# Start of GIVEN ENTRIES
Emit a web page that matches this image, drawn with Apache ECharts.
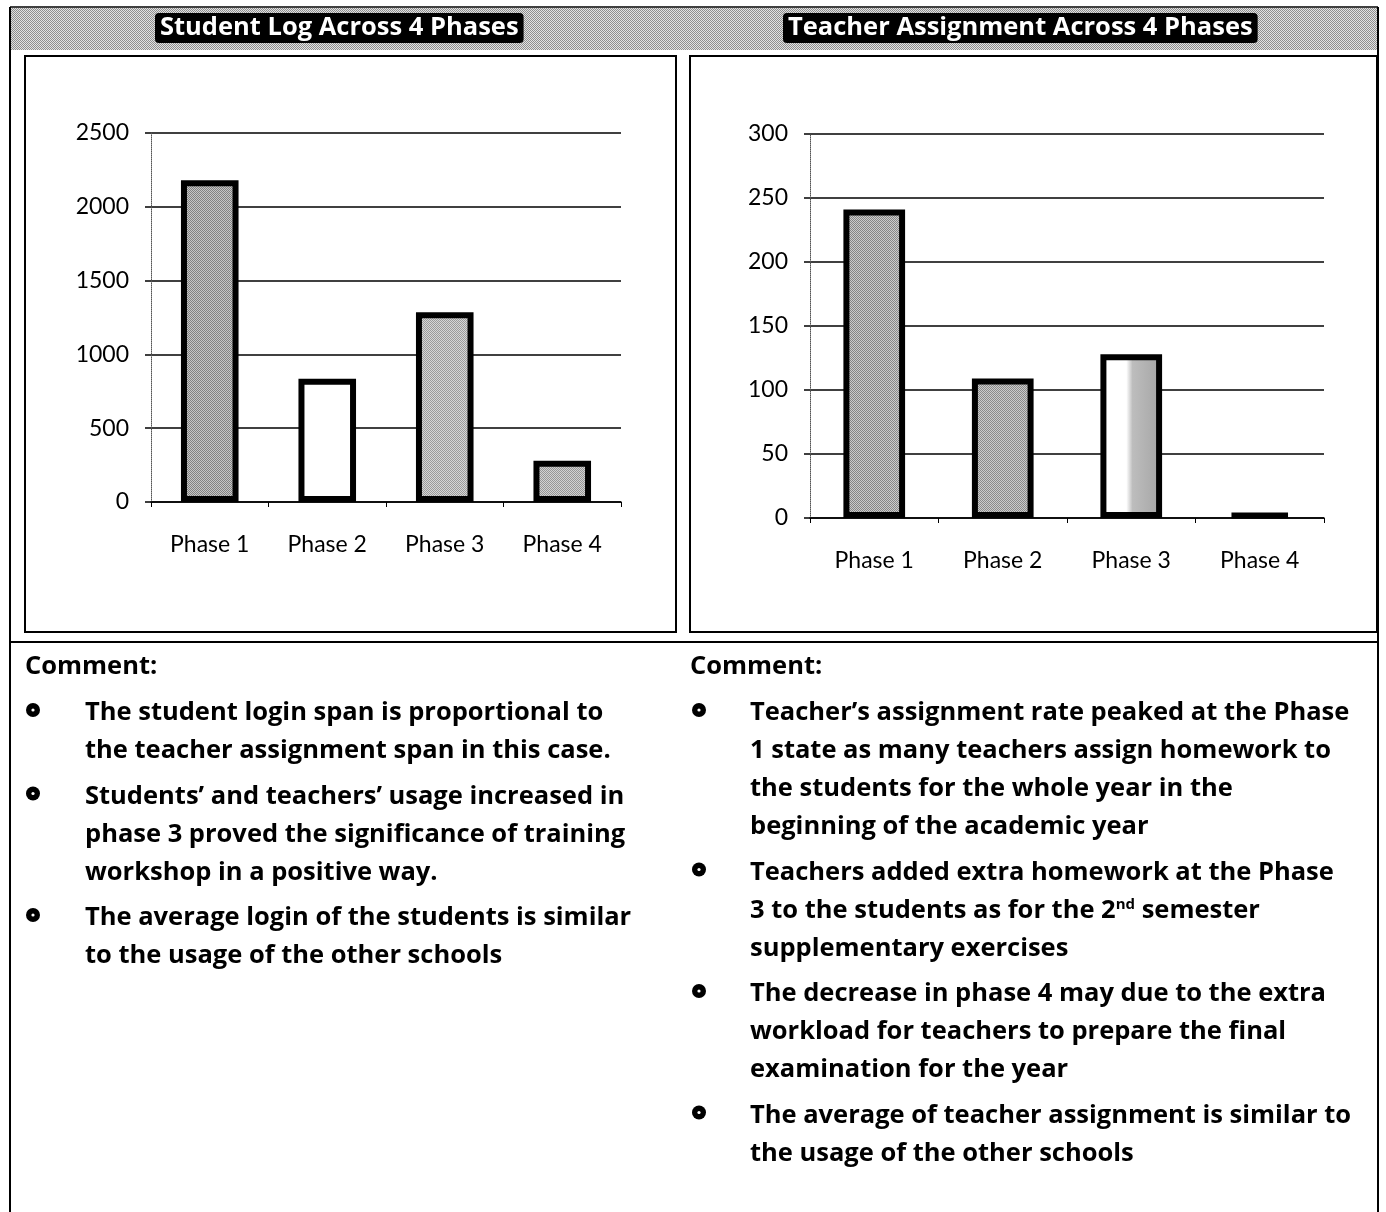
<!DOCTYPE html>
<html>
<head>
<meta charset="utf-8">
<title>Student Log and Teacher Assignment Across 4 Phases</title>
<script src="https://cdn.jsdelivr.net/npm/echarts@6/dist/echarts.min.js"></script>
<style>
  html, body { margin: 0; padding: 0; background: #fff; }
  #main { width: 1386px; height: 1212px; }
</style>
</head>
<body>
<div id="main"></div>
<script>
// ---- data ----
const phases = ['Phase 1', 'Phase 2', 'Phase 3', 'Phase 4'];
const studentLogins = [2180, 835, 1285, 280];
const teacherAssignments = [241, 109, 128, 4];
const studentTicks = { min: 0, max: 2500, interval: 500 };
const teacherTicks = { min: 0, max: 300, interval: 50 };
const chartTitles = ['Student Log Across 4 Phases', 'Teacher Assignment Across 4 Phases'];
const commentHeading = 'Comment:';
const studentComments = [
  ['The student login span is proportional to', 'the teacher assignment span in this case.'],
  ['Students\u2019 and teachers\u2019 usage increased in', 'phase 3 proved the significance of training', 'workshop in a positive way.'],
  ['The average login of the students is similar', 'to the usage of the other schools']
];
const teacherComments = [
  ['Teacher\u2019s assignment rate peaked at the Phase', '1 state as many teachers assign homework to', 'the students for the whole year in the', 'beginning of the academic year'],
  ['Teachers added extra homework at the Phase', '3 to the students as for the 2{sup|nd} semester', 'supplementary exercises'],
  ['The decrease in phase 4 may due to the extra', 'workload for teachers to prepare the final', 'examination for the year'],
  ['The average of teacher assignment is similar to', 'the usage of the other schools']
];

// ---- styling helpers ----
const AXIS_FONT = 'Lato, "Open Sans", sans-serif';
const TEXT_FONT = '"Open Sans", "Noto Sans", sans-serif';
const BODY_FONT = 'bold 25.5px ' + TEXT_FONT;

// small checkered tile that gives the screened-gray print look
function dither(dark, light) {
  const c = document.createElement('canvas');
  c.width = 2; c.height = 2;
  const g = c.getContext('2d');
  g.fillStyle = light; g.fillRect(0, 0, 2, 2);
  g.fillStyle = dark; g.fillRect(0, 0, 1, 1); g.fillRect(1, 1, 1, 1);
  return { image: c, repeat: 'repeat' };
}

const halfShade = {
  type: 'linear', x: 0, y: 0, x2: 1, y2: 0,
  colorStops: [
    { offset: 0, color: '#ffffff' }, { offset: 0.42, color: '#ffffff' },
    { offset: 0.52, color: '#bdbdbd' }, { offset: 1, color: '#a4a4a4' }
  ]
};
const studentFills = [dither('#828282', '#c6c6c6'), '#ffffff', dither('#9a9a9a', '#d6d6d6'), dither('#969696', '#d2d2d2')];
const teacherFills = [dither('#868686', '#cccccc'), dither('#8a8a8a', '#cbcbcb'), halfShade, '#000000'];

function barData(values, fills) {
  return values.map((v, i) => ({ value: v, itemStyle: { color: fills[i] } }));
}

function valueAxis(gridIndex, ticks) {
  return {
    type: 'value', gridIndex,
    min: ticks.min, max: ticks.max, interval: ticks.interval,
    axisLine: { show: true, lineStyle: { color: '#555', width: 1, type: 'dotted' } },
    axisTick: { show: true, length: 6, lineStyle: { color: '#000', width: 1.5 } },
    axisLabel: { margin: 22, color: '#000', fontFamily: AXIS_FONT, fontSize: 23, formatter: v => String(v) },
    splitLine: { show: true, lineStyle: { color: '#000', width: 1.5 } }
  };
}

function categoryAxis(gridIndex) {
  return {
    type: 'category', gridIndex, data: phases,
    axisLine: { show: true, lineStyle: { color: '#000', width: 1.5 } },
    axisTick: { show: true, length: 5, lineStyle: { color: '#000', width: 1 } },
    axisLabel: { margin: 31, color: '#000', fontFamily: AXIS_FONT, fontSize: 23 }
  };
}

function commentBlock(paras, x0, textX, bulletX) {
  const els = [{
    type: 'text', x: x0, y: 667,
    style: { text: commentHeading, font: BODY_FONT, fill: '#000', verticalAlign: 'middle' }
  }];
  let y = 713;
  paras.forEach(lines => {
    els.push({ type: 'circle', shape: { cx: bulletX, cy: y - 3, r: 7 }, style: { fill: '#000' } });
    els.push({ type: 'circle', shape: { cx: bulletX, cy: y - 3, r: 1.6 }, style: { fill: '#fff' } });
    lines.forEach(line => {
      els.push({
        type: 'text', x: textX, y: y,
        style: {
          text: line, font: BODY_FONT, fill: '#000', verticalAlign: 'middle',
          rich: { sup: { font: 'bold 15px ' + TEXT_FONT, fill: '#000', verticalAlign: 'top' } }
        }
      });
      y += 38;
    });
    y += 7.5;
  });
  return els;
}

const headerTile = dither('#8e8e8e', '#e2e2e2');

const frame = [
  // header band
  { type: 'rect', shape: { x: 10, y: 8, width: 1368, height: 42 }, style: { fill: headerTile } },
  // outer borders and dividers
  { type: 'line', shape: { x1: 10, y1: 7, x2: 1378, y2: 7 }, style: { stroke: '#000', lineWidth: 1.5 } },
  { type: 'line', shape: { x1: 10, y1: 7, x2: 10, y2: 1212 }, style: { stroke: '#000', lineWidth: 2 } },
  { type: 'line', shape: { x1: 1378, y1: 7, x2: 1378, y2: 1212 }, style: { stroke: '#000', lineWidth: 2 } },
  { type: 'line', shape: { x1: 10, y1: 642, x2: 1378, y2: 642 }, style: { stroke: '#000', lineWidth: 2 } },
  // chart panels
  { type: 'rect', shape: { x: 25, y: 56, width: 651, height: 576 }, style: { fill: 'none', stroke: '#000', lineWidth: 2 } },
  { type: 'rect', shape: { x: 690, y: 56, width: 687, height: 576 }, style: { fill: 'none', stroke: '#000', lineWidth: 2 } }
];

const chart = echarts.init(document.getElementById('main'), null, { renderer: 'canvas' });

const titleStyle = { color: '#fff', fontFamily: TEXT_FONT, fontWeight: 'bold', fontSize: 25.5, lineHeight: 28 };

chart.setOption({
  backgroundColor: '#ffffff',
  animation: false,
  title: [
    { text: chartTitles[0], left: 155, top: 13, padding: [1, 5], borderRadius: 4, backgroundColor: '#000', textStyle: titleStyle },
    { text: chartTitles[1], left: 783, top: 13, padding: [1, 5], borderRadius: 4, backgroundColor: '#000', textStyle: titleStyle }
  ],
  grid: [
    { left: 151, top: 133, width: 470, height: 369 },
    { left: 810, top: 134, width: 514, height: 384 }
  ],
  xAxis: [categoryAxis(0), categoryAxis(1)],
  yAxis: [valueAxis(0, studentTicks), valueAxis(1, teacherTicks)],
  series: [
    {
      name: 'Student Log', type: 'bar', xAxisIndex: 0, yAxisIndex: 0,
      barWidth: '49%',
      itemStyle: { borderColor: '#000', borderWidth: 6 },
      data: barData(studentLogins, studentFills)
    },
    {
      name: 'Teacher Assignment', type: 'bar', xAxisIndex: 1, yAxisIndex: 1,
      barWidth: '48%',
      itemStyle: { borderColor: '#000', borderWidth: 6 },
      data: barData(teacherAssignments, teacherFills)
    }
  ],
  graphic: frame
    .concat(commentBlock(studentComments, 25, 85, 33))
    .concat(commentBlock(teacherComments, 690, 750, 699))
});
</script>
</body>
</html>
# End of GIVEN ENTRIES
# Start of GIVEN ENTRIES
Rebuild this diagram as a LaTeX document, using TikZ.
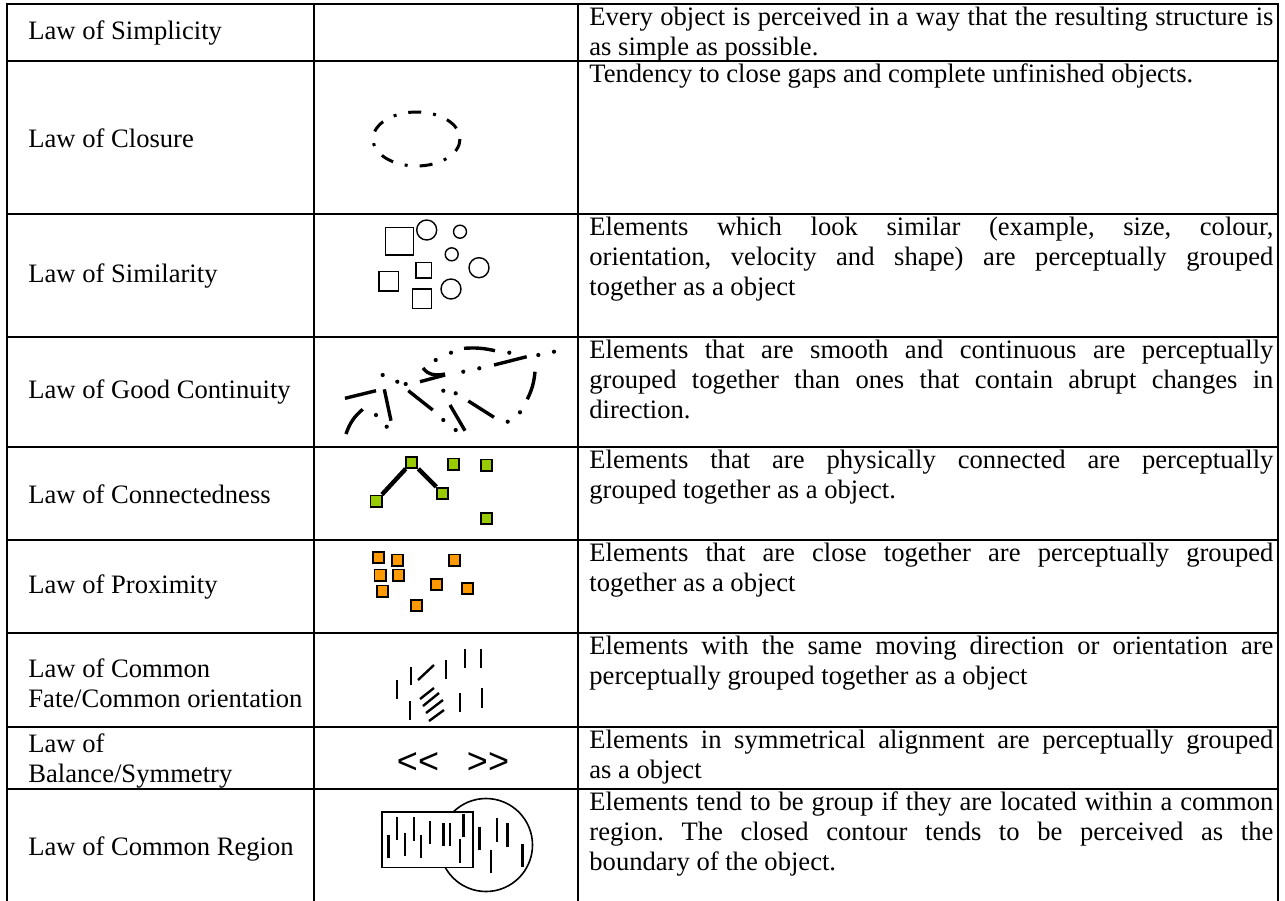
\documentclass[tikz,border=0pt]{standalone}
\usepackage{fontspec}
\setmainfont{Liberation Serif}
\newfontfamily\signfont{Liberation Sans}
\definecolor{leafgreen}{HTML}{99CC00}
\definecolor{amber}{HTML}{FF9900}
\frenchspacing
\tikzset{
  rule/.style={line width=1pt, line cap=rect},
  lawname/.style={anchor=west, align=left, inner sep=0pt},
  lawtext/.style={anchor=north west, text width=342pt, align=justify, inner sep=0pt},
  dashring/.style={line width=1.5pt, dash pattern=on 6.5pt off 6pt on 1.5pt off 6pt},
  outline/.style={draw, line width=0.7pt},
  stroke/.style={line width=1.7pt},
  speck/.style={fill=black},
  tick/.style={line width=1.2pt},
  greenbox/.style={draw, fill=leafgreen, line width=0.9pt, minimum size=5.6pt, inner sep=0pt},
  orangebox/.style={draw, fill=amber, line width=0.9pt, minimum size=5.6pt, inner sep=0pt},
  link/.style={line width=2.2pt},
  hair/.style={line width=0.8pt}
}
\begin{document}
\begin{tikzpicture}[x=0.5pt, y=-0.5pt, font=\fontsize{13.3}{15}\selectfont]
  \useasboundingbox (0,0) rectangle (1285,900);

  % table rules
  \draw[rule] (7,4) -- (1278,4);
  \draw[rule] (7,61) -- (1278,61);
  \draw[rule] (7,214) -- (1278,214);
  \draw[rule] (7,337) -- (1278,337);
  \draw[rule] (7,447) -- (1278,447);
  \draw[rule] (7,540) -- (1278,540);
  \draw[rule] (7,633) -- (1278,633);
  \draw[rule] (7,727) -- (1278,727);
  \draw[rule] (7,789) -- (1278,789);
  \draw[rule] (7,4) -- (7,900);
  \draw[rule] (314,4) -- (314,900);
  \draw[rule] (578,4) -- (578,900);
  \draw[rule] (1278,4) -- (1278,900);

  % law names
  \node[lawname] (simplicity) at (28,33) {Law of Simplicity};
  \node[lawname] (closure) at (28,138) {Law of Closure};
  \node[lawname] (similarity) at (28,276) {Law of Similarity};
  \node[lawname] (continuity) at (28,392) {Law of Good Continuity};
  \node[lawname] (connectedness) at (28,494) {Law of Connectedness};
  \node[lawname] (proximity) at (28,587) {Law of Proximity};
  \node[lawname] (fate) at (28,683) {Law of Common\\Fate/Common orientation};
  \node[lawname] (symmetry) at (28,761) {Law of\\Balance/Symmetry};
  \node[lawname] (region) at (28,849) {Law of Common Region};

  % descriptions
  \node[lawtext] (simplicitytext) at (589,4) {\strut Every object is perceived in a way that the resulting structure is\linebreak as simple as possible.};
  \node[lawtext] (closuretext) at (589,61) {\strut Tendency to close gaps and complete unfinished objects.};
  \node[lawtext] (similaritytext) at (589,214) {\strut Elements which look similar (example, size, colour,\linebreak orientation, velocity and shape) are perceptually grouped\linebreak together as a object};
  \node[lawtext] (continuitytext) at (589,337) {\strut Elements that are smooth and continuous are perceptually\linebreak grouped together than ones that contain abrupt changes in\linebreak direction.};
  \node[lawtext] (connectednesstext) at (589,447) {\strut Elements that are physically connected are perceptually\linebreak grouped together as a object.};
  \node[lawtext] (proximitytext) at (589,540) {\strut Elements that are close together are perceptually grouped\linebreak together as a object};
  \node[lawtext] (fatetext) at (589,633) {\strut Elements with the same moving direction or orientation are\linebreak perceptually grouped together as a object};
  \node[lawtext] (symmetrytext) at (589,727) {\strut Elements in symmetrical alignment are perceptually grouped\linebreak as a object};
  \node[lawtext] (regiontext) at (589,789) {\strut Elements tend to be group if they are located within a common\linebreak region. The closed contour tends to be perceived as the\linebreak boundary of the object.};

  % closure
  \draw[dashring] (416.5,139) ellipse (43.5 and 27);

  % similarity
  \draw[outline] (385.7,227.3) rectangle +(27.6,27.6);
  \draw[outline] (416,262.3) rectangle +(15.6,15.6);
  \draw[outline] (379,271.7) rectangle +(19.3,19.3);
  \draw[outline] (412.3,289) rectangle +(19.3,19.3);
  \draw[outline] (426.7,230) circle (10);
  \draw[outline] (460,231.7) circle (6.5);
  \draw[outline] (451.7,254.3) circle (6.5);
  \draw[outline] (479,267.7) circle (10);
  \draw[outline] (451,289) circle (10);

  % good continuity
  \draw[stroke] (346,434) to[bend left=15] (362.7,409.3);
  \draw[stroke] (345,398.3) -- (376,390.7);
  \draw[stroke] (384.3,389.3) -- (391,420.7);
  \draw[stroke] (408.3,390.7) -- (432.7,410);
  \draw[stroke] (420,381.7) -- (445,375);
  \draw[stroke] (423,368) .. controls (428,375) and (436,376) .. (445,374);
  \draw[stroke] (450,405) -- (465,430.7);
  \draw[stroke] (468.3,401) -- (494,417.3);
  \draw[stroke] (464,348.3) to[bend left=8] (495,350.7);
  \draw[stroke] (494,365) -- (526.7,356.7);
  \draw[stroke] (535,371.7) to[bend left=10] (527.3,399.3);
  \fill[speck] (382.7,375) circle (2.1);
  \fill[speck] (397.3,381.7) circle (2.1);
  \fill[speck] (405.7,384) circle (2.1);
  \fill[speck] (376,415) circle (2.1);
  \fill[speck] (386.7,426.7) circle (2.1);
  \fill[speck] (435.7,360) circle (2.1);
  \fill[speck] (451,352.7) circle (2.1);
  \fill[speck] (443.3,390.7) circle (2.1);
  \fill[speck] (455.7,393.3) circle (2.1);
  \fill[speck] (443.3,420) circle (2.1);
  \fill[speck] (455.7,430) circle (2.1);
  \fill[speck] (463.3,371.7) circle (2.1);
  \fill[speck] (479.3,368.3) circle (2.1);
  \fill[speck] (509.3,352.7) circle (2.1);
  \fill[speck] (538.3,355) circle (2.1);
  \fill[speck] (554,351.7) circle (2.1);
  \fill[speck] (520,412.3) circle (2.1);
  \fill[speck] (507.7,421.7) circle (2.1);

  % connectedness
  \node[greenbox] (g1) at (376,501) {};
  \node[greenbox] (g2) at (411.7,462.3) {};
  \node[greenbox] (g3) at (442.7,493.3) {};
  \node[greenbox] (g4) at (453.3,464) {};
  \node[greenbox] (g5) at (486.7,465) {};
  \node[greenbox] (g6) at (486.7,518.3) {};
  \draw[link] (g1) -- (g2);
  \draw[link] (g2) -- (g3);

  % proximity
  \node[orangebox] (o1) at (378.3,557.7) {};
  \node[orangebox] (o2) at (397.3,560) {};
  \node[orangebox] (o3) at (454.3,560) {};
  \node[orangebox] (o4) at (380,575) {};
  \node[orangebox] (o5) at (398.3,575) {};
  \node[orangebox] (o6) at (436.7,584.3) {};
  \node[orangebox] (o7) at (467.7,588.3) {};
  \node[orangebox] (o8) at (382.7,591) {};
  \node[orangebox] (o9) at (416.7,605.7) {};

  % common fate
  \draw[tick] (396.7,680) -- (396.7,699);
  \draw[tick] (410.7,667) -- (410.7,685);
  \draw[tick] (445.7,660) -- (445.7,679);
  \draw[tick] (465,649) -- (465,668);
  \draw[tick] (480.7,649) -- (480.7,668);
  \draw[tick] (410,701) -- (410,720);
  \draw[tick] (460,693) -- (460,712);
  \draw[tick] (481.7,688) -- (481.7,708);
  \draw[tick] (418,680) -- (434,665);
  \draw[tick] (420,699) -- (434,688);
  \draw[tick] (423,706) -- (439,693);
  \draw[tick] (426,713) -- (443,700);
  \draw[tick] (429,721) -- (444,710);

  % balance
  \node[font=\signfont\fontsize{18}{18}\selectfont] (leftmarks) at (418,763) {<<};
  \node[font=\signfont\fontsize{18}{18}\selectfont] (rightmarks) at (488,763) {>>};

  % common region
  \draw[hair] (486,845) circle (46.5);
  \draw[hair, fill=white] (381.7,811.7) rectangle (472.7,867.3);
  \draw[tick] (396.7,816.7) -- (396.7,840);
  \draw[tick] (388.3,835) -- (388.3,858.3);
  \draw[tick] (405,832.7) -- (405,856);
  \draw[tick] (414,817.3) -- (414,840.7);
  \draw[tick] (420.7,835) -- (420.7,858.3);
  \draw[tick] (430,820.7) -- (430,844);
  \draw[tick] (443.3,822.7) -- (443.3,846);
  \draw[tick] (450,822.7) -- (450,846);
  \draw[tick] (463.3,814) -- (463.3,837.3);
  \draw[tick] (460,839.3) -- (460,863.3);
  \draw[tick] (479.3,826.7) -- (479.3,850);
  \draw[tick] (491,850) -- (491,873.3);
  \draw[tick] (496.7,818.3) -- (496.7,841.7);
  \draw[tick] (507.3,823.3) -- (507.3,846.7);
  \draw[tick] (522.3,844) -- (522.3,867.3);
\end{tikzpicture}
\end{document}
# End of GIVEN ENTRIES
#### INSTRUCTIONS TO FOLLOW:
Pictures are not part of the copy. Reproduce the lines from the one containing "Rebuild this diagram" through the one containing "(1278,4) -- (1278,900);", exactly and nothing more.

#### OUTPUT:
Rebuild this diagram as a LaTeX document, using TikZ.
\documentclass[tikz,border=0pt]{standalone}
\usepackage{fontspec}
\setmainfont{Liberation Serif}
\newfontfamily\signfont{Liberation Sans}
\definecolor{leafgreen}{HTML}{99CC00}
\definecolor{amber}{HTML}{FF9900}
\frenchspacing
\tikzset{
  rule/.style={line width=1pt, line cap=rect},
  lawname/.style={anchor=west, align=left, inner sep=0pt},
  lawtext/.style={anchor=north west, text width=342pt, align=justify, inner sep=0pt},
  dashring/.style={line width=1.5pt, dash pattern=on 6.5pt off 6pt on 1.5pt off 6pt},
  outline/.style={draw, line width=0.7pt},
  stroke/.style={line width=1.7pt},
  speck/.style={fill=black},
  tick/.style={line width=1.2pt},
  greenbox/.style={draw, fill=leafgreen, line width=0.9pt, minimum size=5.6pt, inner sep=0pt},
  orangebox/.style={draw, fill=amber, line width=0.9pt, minimum size=5.6pt, inner sep=0pt},
  link/.style={line width=2.2pt},
  hair/.style={line width=0.8pt}
}
\begin{document}
\begin{tikzpicture}[x=0.5pt, y=-0.5pt, font=\fontsize{13.3}{15}\selectfont]
  \useasboundingbox (0,0) rectangle (1285,900);

  % table rules
  \draw[rule] (7,4) -- (1278,4);
  \draw[rule] (7,61) -- (1278,61);
  \draw[rule] (7,214) -- (1278,214);
  \draw[rule] (7,337) -- (1278,337);
  \draw[rule] (7,447) -- (1278,447);
  \draw[rule] (7,540) -- (1278,540);
  \draw[rule] (7,633) -- (1278,633);
  \draw[rule] (7,727) -- (1278,727);
  \draw[rule] (7,789) -- (1278,789);
  \draw[rule] (7,4) -- (7,900);
  \draw[rule] (314,4) -- (314,900);
  \draw[rule] (578,4) -- (578,900);
  \draw[rule] (1278,4) -- (1278,900);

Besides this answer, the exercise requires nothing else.